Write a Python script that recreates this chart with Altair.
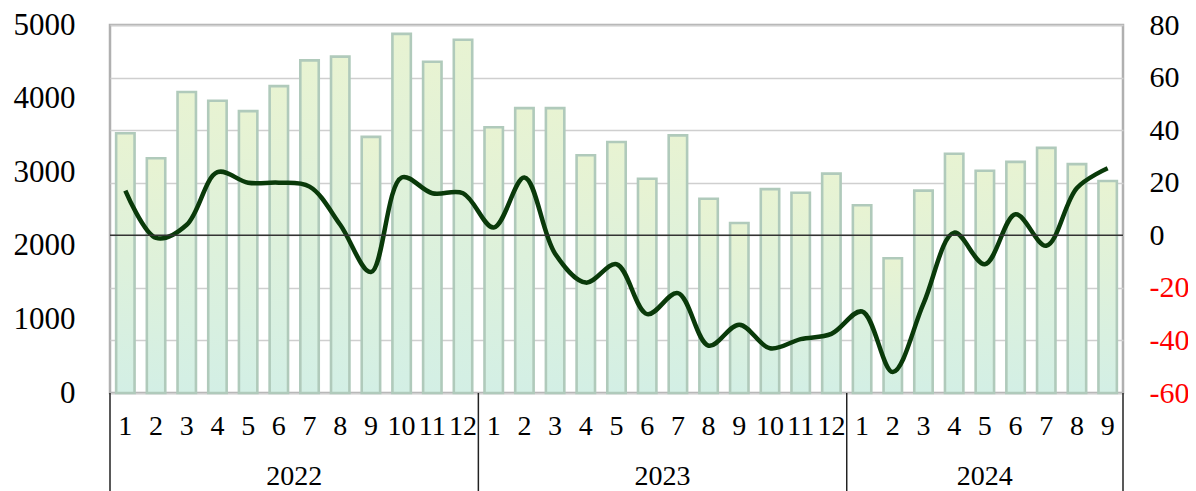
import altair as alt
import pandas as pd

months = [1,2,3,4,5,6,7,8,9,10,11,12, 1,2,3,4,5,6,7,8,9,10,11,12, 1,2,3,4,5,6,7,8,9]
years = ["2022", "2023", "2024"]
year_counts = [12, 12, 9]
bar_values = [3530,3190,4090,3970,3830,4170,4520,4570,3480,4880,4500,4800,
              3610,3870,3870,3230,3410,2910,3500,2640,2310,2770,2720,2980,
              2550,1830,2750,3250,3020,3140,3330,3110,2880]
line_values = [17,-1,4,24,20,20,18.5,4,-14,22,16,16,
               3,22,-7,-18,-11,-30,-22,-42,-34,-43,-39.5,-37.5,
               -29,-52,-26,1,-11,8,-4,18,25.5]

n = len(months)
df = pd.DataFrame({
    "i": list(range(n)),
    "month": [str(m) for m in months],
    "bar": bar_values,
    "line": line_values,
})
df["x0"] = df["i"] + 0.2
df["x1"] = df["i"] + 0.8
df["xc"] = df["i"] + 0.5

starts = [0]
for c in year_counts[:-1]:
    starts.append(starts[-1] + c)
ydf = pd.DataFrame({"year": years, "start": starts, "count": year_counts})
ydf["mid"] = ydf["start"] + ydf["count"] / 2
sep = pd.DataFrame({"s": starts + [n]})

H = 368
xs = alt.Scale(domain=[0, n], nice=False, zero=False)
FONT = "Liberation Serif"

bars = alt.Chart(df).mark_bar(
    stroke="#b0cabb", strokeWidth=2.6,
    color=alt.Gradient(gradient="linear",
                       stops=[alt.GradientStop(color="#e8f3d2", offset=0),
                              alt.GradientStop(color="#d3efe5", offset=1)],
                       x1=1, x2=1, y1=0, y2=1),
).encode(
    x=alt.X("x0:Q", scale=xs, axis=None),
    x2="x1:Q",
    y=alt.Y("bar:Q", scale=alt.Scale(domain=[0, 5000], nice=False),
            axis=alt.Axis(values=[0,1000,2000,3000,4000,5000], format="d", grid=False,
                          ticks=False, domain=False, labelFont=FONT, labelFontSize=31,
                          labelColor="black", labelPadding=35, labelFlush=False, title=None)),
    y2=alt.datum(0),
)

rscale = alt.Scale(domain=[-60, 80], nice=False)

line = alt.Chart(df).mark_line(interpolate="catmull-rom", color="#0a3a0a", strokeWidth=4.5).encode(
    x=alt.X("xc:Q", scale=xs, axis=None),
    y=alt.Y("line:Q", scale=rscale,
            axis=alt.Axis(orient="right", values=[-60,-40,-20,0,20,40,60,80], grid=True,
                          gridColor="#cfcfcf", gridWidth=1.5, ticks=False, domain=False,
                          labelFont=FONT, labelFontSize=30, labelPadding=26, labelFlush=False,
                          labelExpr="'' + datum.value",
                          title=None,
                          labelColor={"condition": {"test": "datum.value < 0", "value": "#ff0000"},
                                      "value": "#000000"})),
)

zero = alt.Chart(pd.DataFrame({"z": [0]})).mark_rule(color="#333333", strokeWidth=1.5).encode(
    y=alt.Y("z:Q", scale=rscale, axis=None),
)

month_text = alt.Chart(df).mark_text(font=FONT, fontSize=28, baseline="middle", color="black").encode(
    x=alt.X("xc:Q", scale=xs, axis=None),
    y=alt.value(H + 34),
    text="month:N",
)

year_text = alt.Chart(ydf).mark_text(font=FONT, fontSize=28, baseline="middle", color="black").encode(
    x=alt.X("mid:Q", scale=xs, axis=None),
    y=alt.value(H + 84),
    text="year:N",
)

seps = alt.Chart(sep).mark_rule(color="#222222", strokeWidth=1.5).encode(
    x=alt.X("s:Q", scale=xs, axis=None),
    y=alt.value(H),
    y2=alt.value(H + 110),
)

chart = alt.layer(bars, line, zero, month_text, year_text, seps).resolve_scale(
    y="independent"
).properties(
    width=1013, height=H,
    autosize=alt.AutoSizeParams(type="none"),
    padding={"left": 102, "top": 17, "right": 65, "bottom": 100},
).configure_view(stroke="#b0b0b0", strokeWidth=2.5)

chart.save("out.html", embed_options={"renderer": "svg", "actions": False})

...

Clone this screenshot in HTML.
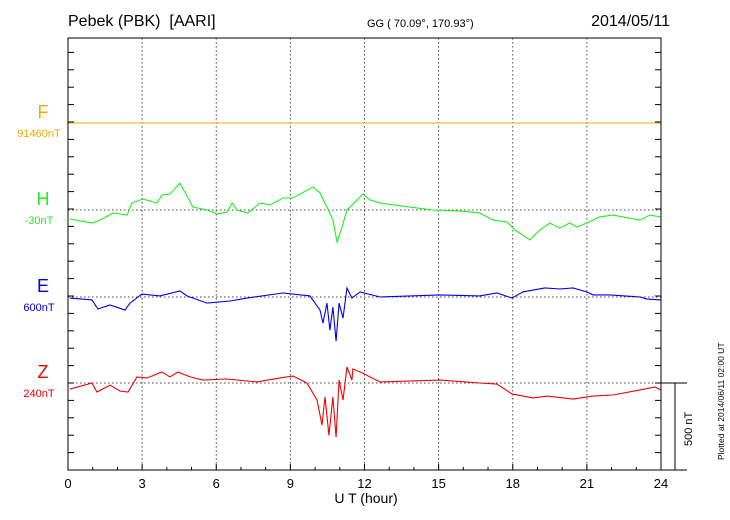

**Work to be completed:** Skip all pictures and retype only the stretch from the line that holds "Write a Python" through the line that holds "import pandas as pd", exactly as written.

**The result:**
Write a Python script that recreates this chart with Altair.
import altair as alt
import pandas as pd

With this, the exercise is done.